RepoWatch / GitHub signal
Ollama v0.31.1 makes Gemma 4 faster on Apple Silicon
If local Mac-based agents are using Gemma 4 through Ollama, this is worth a measured test run rather than a blind bump.
Ollama is a common local model runner for agent experiments. Faster default Gemma 4 inference on Apple Silicon can make local Hermes/OpenClaw-style development loops less painful, provided tool-calling and runtime stability still hold up.
What changed
ollama/ollama published v0.31.1.
The headline change is faster Gemma 4 on Apple Silicon. Ollama says Gemma 4 generation is nearly 90% faster on average across a coding-agent benchmark by using multi-token prediction. The important operational detail: Ollama auto-tunes the draft-token count while it runs, so the speed path is on by default and does not require a config change.
The release also includes:
- tighter Gemma 4 MoE model loading in the MLX engine
- an MLX engine update, including a small-batch matmul kernel
- an underlying llama.cpp engine bump to build
9840 - improved Gemma 4 multi-token prediction performance
Links:
- https://github.com/ollama/ollama/releases/tag/v0.31.1
- https://github.com/ollama/ollama/commit/2ea95fb059278bcc6cb2016de1b5c5c1cc405644
Why it matters
This is one of the few local-inference updates that could be felt directly in day-to-day agent work.
A lot of local model testing is bottlenecked not by one huge benchmark number, but by the repeated grind of coding-agent loops: prompt, think, draft, tool call, observe, continue. If Gemma 4 can run materially faster on Apple Silicon without users hand-tuning runtime settings, it makes local development loops more usable on the machines people actually have on their desks.
For Foundry, Hermes and OpenClaw-style tooling, the useful question is not “is the benchmark impressive?”. It is whether the runtime remains boring when attached to real agent traffic: streamed responses, tool-call arguments, code editing, longer contexts, and repeated sessions.
My read
This is worth a spike.
I would not update production-ish local agent boxes purely because the tag moved. But I would test v0.31.1 anywhere we are evaluating Gemma 4 on Apple Silicon, especially for code-agent workflows.
The test should be practical: same prompts, same model, same agent harness, old Ollama versus v0.31.1. Measure latency, tokens per second, output quality, tool-call correctness, memory use, and any weird streaming behaviour. If the speedup survives that boring test, it earns a pin.

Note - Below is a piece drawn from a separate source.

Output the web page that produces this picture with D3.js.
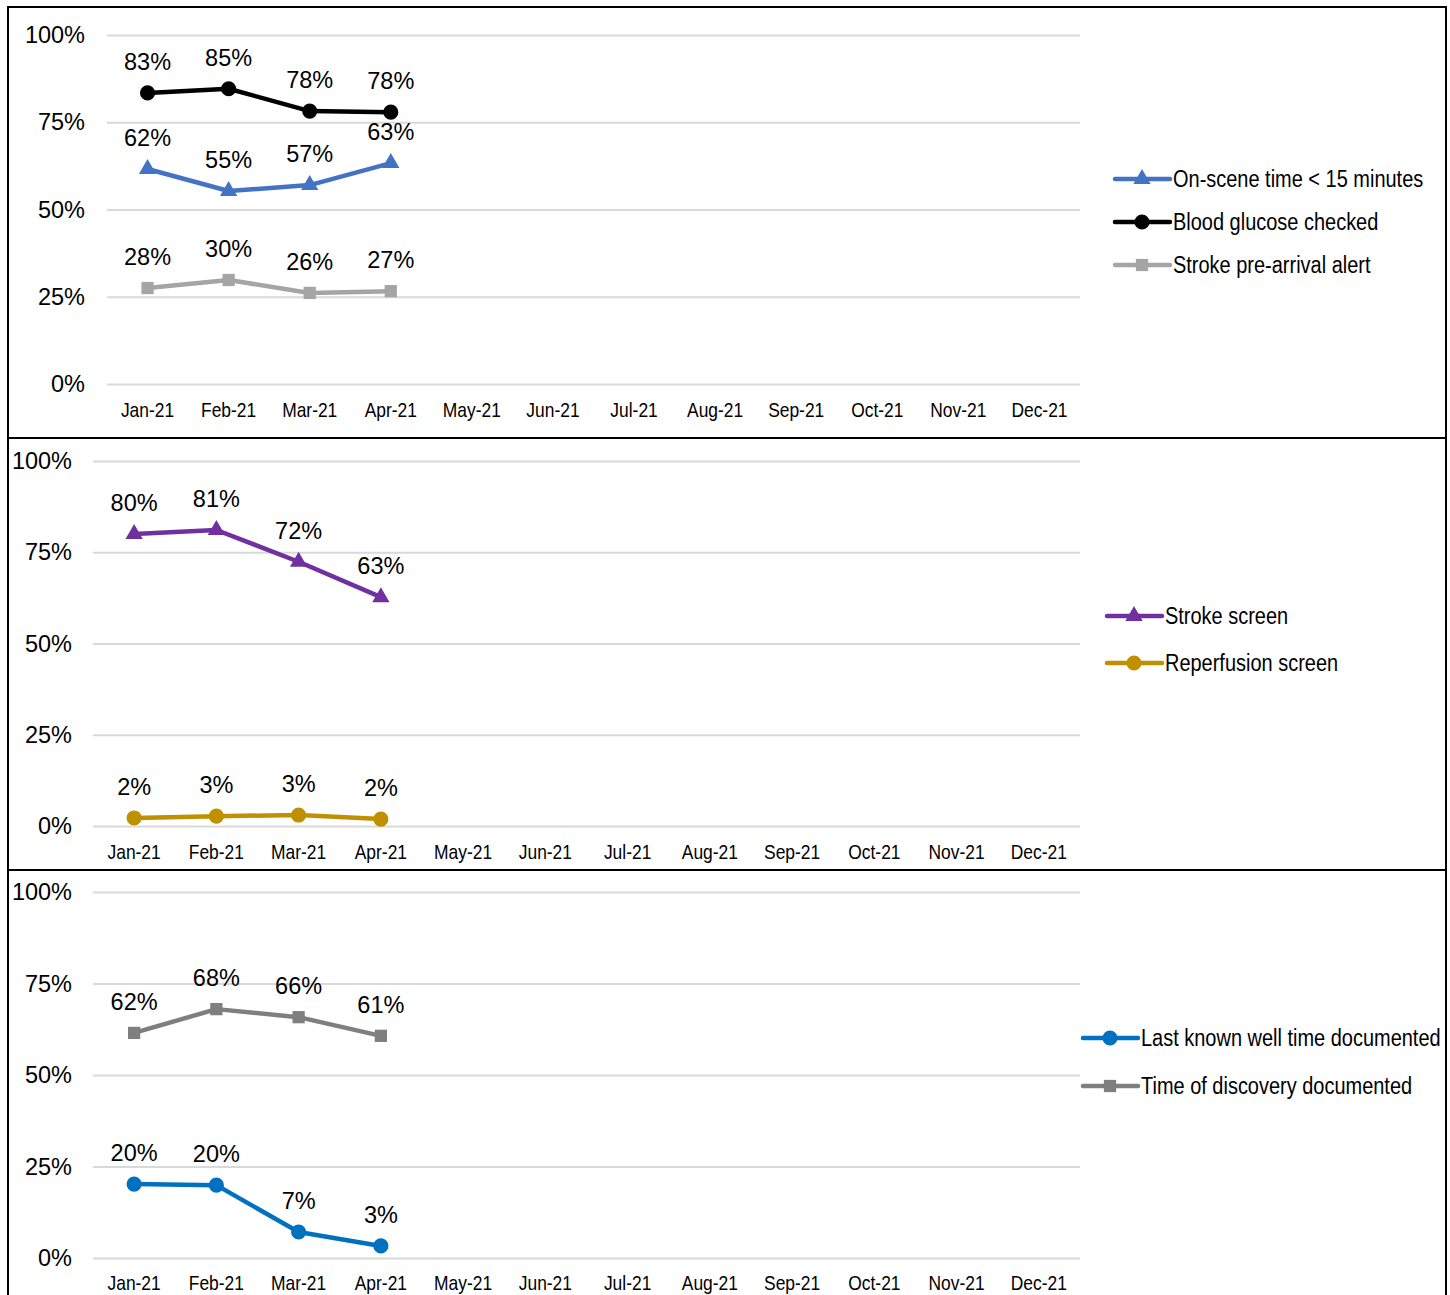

The related default-branch commit fixing CUDA toolkit lookup and parallel behaviour is also useful for non-Mac boxes, but the public signal today is the Apple Silicon Gemma 4 release.
Bottom line
Ollama v0.31.1 is not just dependency churn. It is a plausible local-agent ergonomics improvement for Gemma 4 on Apple Silicon. Treat it as a test candidate now; promote it only if the agent harness stays dull under real tool traffic.